13 setembro, 2021

Né Marinho meu pai - Por Laíse Pires

 

Né Marinho

Conterrâneo de Custódia e escritor do melhor quilate, Zé Melo escreveu uma irretocável biografia de Manoel Marinho de Rezende - Seu Né ou Seu Né Marinho, como era chamado. Quando leio, sempre me emociono, porque, num estilo que faz o que diz fluir leve, sonoro, livre e bonito, ele revela traços que identificam fielmente meu pai. Tenho inveja, no bom sentido, desse texto de Zé Melo. Em Memórias de Né Marinho e Ester Pires, minha irmã Vanise, escrevendo bem e bonito, acrescentou dados importantes, que me tocam muito. Resta-me falar do que gosto mais, que é sobre a figura dele nos seus contornos mais pessoais, no seu jeito de ser e de lidar com o outro.
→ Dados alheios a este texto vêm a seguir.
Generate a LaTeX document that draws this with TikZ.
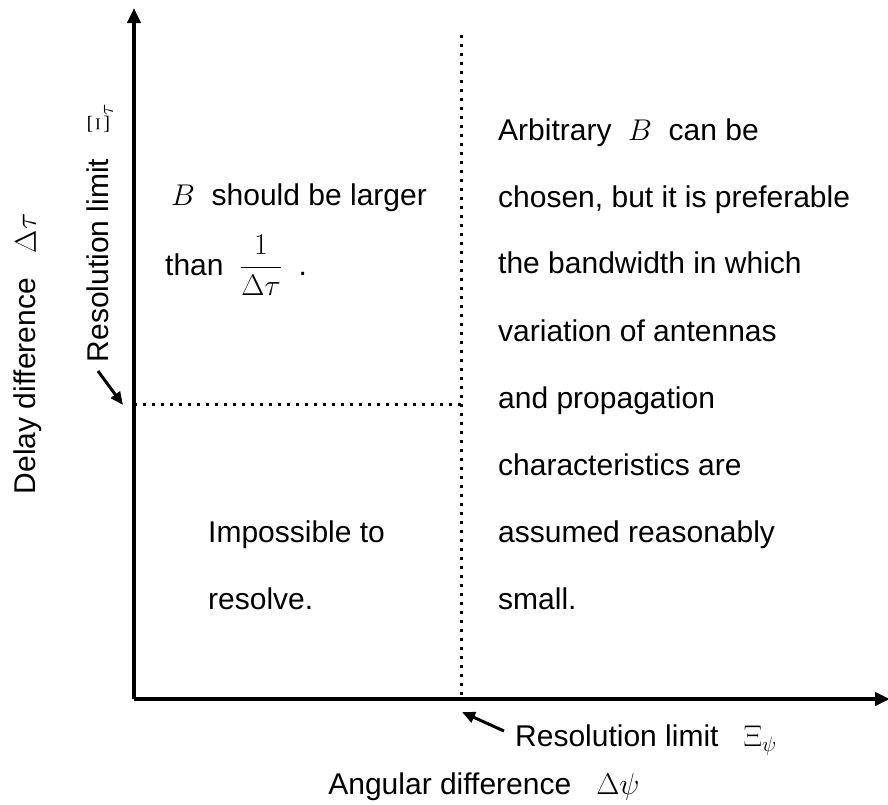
\RequirePackage{fix-cm}
\documentclass[tikz,border=0pt]{standalone}
\usepackage{fontspec}
\setmainfont{Liberation Sans}
\usetikzlibrary{arrows.meta}
\begin{document}
\begin{tikzpicture}[x=1pt,y=-1pt,
  axis/.style={line width=4pt,-{Triangle[length=15pt,width=13pt]}},
  limit/.style={line width=3pt,dash pattern=on 3pt off 6pt},
  pointer/.style={line width=3pt,-{Triangle[length=13pt,width=11pt]}},
  txt/.style={anchor=base west,inner sep=0pt,font=\fontsize{30}{34}\selectfont},
  lbl/.style={inner sep=0pt,font=\fontsize{30}{34}\selectfont}]
\useasboundingbox (0,0) rectangle (888,804);
\coordinate (O) at (134,699);
\coordinate (ytop) at (134,8);
\coordinate (xend) at (890,699);
\coordinate (vtop) at (461,35);
\coordinate (vbot) at (461,699);
\coordinate (hl) at (134,404);
\coordinate (hr) at (461,404);
\draw[limit] (vtop) -- (vbot);
\draw[limit] (hl) -- (hr);
\draw[axis] (O) -- (ytop);
\draw[axis] (O) -- (xend);
% left upper
\node[txt] (l1) at (171,205) {$B$\ \ should be larger};
\node[txt] (l2) at (165,275) {than \ $\displaystyle\frac{1}{\Delta\tau}$\ \ .};
% left lower
\node[txt] (m1) at (208,542) {Impossible to};
\node[txt] (m2) at (208,609) {resolve.};
% right
\node[txt] (r1) at (498,140) {Arbitrary \ $B$\ \ can be};
\node[txt] (r2) at (498,207) {chosen, but it is preferable};
\node[txt] (r3) at (498,273) {the bandwidth in which};
\node[txt] (r4) at (498,341) {variation of antennas};
\node[txt] (r5) at (498,408) {and propagation};
\node[txt] (r6) at (498,475) {characteristics are};
\node[txt] (r7) at (498,542) {assumed reasonably};
\node[txt] (r8) at (498,609) {small.};
% axis labels
\node[lbl,rotate=90] (ylab) at (28,354) {Delay difference \ \ $\Delta\tau$};
\node[lbl,rotate=90] (ylim) at (100,233) {Resolution limit \ \ $\Xi_\tau$};
\node[lbl] (xlab) at (484,787) {Angular difference \ \ $\Delta\psi$};
\node[lbl,anchor=west] (xlim) at (515,740) {Resolution limit \ \ $\Xi_\psi$};
\coordinate (ya) at (98,371);
\coordinate (yb) at (123,405);
\coordinate (xa) at (504,731);
\coordinate (xb) at (462,712);
\draw[pointer] (ya) -- (yb);
\draw[pointer] (xa) -- (xb);
\end{tikzpicture}
\end{document}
Na verdade, pra decidir escrever sobre ele, fui provocada, no melhor sentido da palavra, por alguns dos tantos conterrâneos que guardam dele tantas e tão importantes lembranças. Lúcia Góis, que tem um forte sentido de valorização do outro, deu o toque inicial: “Grande homem, desejaria conhecer mais da sua personalidade íntegra, ser humano bondoso, que deixou boas recordações.Como é prazeroso falar de alguém que deixou marcas de amizade, amor e respeito com o outro!”  Luciano Veríssimo escreve: “Lembro dele tomando uma cervejinha só. Muito educado e atencioso.” E Célia diz que “Gostaria de saber mais sobre ele.” A prima Socorro relata: “Né Marinho, meu tio avô, lembro dele em Custódia e já no Recife, quando passava na Av. Guararapes, lá estava ele no Bar Savoy tomando sua cervejinha e trajando elegantemente com seu impecável terno e gravata. Realmente foi um grande homem e de suma importância para Custódia.” Josamira Duarte, filha de Seu Abílio e irmã de Joanita, que trabalharam com ele por longo tempo, resume: “Um ilustre cidadão que fez a diferença na nossa Custódia.” E Marcos Moura: “São muitas e marcantes e boas as lembranças que temos do Sr. Né Marinho, o homem educado, que se vestia com elegância, sempre de terno e gravata, com aquela forma inesquecível de pentear o cabelo, eu muito jovem me lembro dele. Tenho lembrança dele no Bar Savoy em Recife tomando umas cervejinhas com Clodoaldo, esposo de Marival. Boas lembranças desse ilustre custodiense.” Ele marcou sua presença no seu tempo, inclusive para esses e outros jovens da época. Como filha, não posso furtar-me ao que me cabe e que me dá prazer. E ainda, por outras linhas, cumpro meu desejo de atender a um antigo pedido do querido Paulo Peterson.

 

Né Marinho e sua esposa Ester Pires.

Meu pai, um homem inteligente e íntegro, era sempre e naturalmente educado, tranquilo, sereno, manso, pacífico, solidário, generoso e conciliador. E outros tantos adjetivos caberiam para definir a rica figura humana que ele foi. Essas características conquistavam todos quantos dele se aproximavam.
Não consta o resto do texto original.